What’s wrong with the BJP?
Till the BJP disengages itself from the sinister shadows of fascist ideology and emerges as a modern Rightwing party, it will continue to stumble, stutter and fall
Sanjay Kapoor Delhi
The BJP’s strongman in Karnataka, BS Yeddyurappa, who incessantly hops from one temple to another, had to be prised out of power with great difficulty by the party leadership after his continuance became untenable subsequent to a court order on the issue of corruption. His case represents a difficult moral conundrum for the party’s uncertain leadership, even while the gods simply refused to help Yeddyurappa (or, the Reddy brothers’ mining mafia).
Yeddyurappa left the job kicking and screaming and threatened the central BJP leadership that he would split the state unit unless he was ‘protected’. He gave the example of how the Congress looked after its own people and felt orphaned by the attitude of his party’s leadership, which just does not know how to handle him.
Despite the allegations of corruption and land scams (among others, there are charges of accepting a bribe through a cheque from a mining company), he remains a force in Karnataka, especially among the powerful Lingayats. It was his strenuous efforts that brought the BJP to power in a southern state for the first time.
Indeed, how to address the issue of moral transgression? For the BJP, this is the big question. The party’s ideological anchor, the RSS, which wants to establish a Hindu rashtra in India, does not provide answers to questions posed by the likes of Yeddyurappa.

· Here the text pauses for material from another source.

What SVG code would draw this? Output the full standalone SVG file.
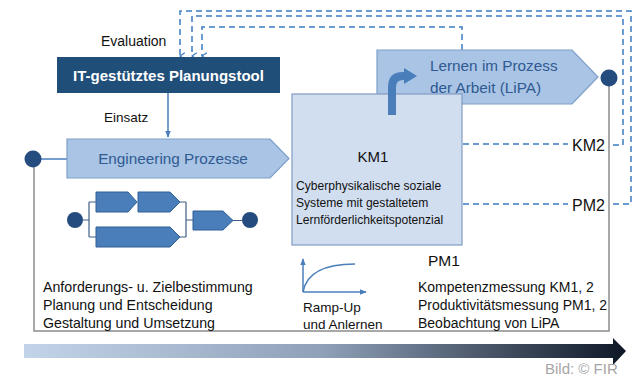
<svg xmlns="http://www.w3.org/2000/svg" width="639" height="379" viewBox="0 0 639 379">
<defs>
<style>
.t{font-family:"Liberation Sans",Arial,sans-serif;fill:#111}
.blue{fill:#2F5A92}
.dash{fill:none;stroke:#3A7BC2;stroke-width:1.5;stroke-dasharray:6,4}
.gray{fill:none;stroke:#8C8C8C;stroke-width:1.5}
.big{fill:#A9C4E4;stroke:#7E9FC8;stroke-width:1.2}
.small{fill:#4A7EBB;stroke:#2F5F95;stroke-width:1}
.dot{fill:#244C7E}
.thin{fill:none;stroke:#3F5F85;stroke-width:1.2}
.sol{fill:none;stroke:#4A7EBB;stroke-width:1.5}
</style>
<marker id="va" viewBox="0 0 10 10" refX="5" refY="9" markerWidth="8" markerHeight="8" markerUnits="userSpaceOnUse" orient="auto-start-reverse">
<path d="M1,3 L5,9 L9,3" fill="none" stroke="#3A7BC2" stroke-width="1.5"/>
</marker>
<marker id="sa" viewBox="0 0 10 10" refX="9" refY="5" markerWidth="7" markerHeight="7" markerUnits="userSpaceOnUse" orient="auto">
<path d="M0,1 L10,5 L0,9 Z" fill="#4A7EBB"/>
</marker>
<linearGradient id="grad" x1="0" y1="0" x2="1" y2="0">
<stop offset="0" stop-color="#C3D4EA"/>
<stop offset="0.5" stop-color="#8E9FB7"/>
<stop offset="1" stop-color="#0E1726"/>
</linearGradient>
</defs>

<g id="connectors">
<path class="gray" d="M34,159 V331 H609 V78"/>
<path class="dash" d="M613,204 H631 V11 H180 V56" marker-end="url(#va)"/>
<path class="dash" d="M613,145 H623 V16 H192 V56" marker-end="url(#va)"/>
<path class="dash" d="M462,50 V27 H202 V56" marker-end="url(#va)"/>
<path class="dash" d="M463,144 H568"/>
<path class="dash" d="M463,204 H568"/>
<path class="sol" d="M168,93 V137" marker-end="url(#sa)"/>
<path class="sol" d="M41,159 H67"/>
</g>

<g id="bottom-arrow">
<polygon points="24,344 613,344 613,338 626,351 613,365 613,358 24,358" fill="url(#grad)"/>
</g>

<g id="planning-tool">
<rect x="57" y="57" width="223" height="36" fill="#1F4E79"/>
<text class="t" x="168.5" y="81" text-anchor="middle" font-size="15" font-weight="bold" style="fill:#fff">IT-gestütztes Planungstool</text>
</g>
<text class="t" x="101" y="46" font-size="14">Evaluation</text>
<text class="t" x="104" y="122" font-size="13.5">Einsatz</text>

<g id="left-dot"><circle class="dot" cx="33" cy="159" r="8.5"/></g>

<g id="engineering">
<polygon class="big" points="67,139 270,139 289,158.5 270,178 67,178"/>
<text class="t blue" x="173" y="164" text-anchor="middle" font-size="15.3">Engineering Prozesse</text>
</g>

<g id="mini-process">
<path class="thin" d="M83,220 H89 M89,202 V237 M89,202 H96 M89,237 H96 M180,202 H186 M180,237 H186 M186,202 V237 M186,220 H193 M233,220.5 H242"/>
<circle class="dot" cx="75" cy="220" r="8"/>
<polygon class="small" points="96,192 128,192 137,202 128,212 96,212"/>
<polygon class="small" points="138,192 170,192 180,202 170,212 138,212"/>
<polygon class="small" points="96,227 170,227 180,237 170,247 96,247"/>
<polygon class="small" points="193,211 223,211 233,220.5 223,230 193,230"/>
<circle class="dot" cx="250" cy="220" r="8"/>
</g>

<g id="lipa">
<polygon class="big" points="377,50 572,50 598,77 572,104 377,104"/>
<text class="t blue" font-size="15.3"><tspan x="430" y="71">Lernen im Prozess</tspan><tspan x="430" y="93">der Arbeit (LiPA)</tspan></text>
</g>

<g id="km1">
<rect x="292" y="94" width="170" height="151" fill="#D1DEF0" stroke="#7F9BC2" stroke-width="1.2"/>
<text class="t" x="373" y="162" text-anchor="middle" font-size="15">KM1</text>
<text class="t" font-size="12.1"><tspan x="296" y="190">Cyberphysikalische soziale</tspan><tspan x="296" y="207">Systeme mit gestaltetem</tspan><tspan x="296" y="224">Lernförderlichkeitspotenzial</tspan></text>
</g>

<g id="bent-arrow">
<path d="M392,115 V87 Q392,76 403,76 H405" fill="none" stroke="#4A7EBB" stroke-width="8"/>
<polygon points="404,68 417,76 404,84" fill="#4A7EBB"/>
</g>

<g id="right-dot"><circle class="dot" cx="609" cy="78" r="8.5"/></g>

<text class="t" x="572" y="151" font-size="16">KM2</text>
<text class="t" x="572" y="211" font-size="16">PM2</text>
<text class="t" x="428" y="266" font-size="15.5">PM1</text>

<g id="ramp-up">
<path class="sol" d="M303,292 V259" marker-end="url(#sa)"/>
<path class="sol" d="M303,292 H366" marker-end="url(#sa)"/>
<path class="sol" d="M303,292 C306,275 320,264 355,264"/>
<text class="t" font-size="13.5"><tspan x="303" y="312">Ramp-Up</tspan><tspan x="303" y="329">und Anlernen</tspan></text>
</g>

<text class="t" font-size="14.2"><tspan x="43" y="292">Anforderungs- u. Zielbestimmung</tspan><tspan x="43" y="310">Planung und Entscheidung</tspan><tspan x="43" y="328">Gestaltung und Umsetzung</tspan></text>
<text class="t" font-size="14"><tspan x="418" y="292">Kompetenzmessung KM1, 2</tspan><tspan x="418" y="310">Produktivitätsmessung PM1, 2</tspan><tspan x="418" y="328">Beobachtung von LiPA</tspan></text>
<text class="t" x="545" y="374" font-size="15" style="fill:#A6A6A6">Bild: © FIR</text>
</svg>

If the BJP leaders had not been shouting themselves hoarse against the corruption of the Congress regime, they would have had no moral compunctions in protecting him. At another level, the BJP (and RSS) celebrated the condemnable conduct of its chief minister in Gujarat, Narendra Modi, during and after the 2002 carnage, even when its hypocritical prime minister, Atal Behari Vajpayee, chose to express the repulsion he felt. He had then demanded that Modi follow his “raj dharma” — advice that fell on arrogant and deaf ears.
When Nitish Kumar raises the issue of a ‘secular’ NDA candidate for the post of PM, he is yet again giving voice to the troubling demand that Madhu Limaye raised in 1977
Duplicity, duality, two-facedness comes easy for a Rightwing, xenophobic outfit like the BJP. Trained to mask their real agenda of establishing a ‘one nation-one culture’ Hindu majoritarian state or Akhand Bharat based on hate politics and communal polarisation, they have cleverly coalesced with other opportunistic parties like the ‘rump socialists’ to attain alleged ‘secular’ objectives — as, for instance, overthrowing a corrupt government.
The journey from the Samyukta Vidhayak Dal days in 1967 to scattered Janata Party hiccups that have taken place at the Centre shows their guile in working with ideological adversaries. Clearly, they have benefitted from the political opportunism of those who refused to ask tough questions about their commitment to secularism as defined in India’s Constitution.
In 1977, post-Emergency, socialist thinker Madhu Limaye raised the issue of “dual membership” of those who merged the Jan Sangh (the BJP’s earlier avatar) into the Janata Party. Limaye was asking a relevant question: how can a member of the Janata Party also be a member of the RSS? LK Advani and Vajpayee tried resorting to their usual excuses of the RSS being a cultural organisation, but it did not wash.
Since then, the Jan Sangh has emerged in different avatars. The BJP has been in power at the Centre too — a phase during which the RSS spread its influence in the bureaucracy, armed forces, media and judiciary. But it still fails to click with those who want the party to rid itself of its archaic links with manifestly fascist and communal intent.
They have benefitted from the political opportunism of those who refused to ask tough questions about their commitment to secularism
BJP’s contempt for rule of law and actions that have an ethical impact was visible when its supporters brought down the Babri Masjid.
Basically, old nightmares have come to haunt the BJP again. When Nitish Kumar raises the issue of a ‘secular’ NDA candidate for the post of PM if the alliance comes to power, he is yet again giving voice to the troubling demand that Limaye raised in 1977.
The genesis of the crisis within a faction-ridden BJP, in which their central leaders and state satraps are often at daggers drawn, is also linked with the party’s inability to reconcile their moral contradictions.
Till the BJP sorts out these contradictions, disengages from the sinister, sectarian shadows of fascist ideology, and emerges as an authentic and modern Rightwing party, it will continue to stumble, stutter and fall as an alternative to a tired and discredited Congress.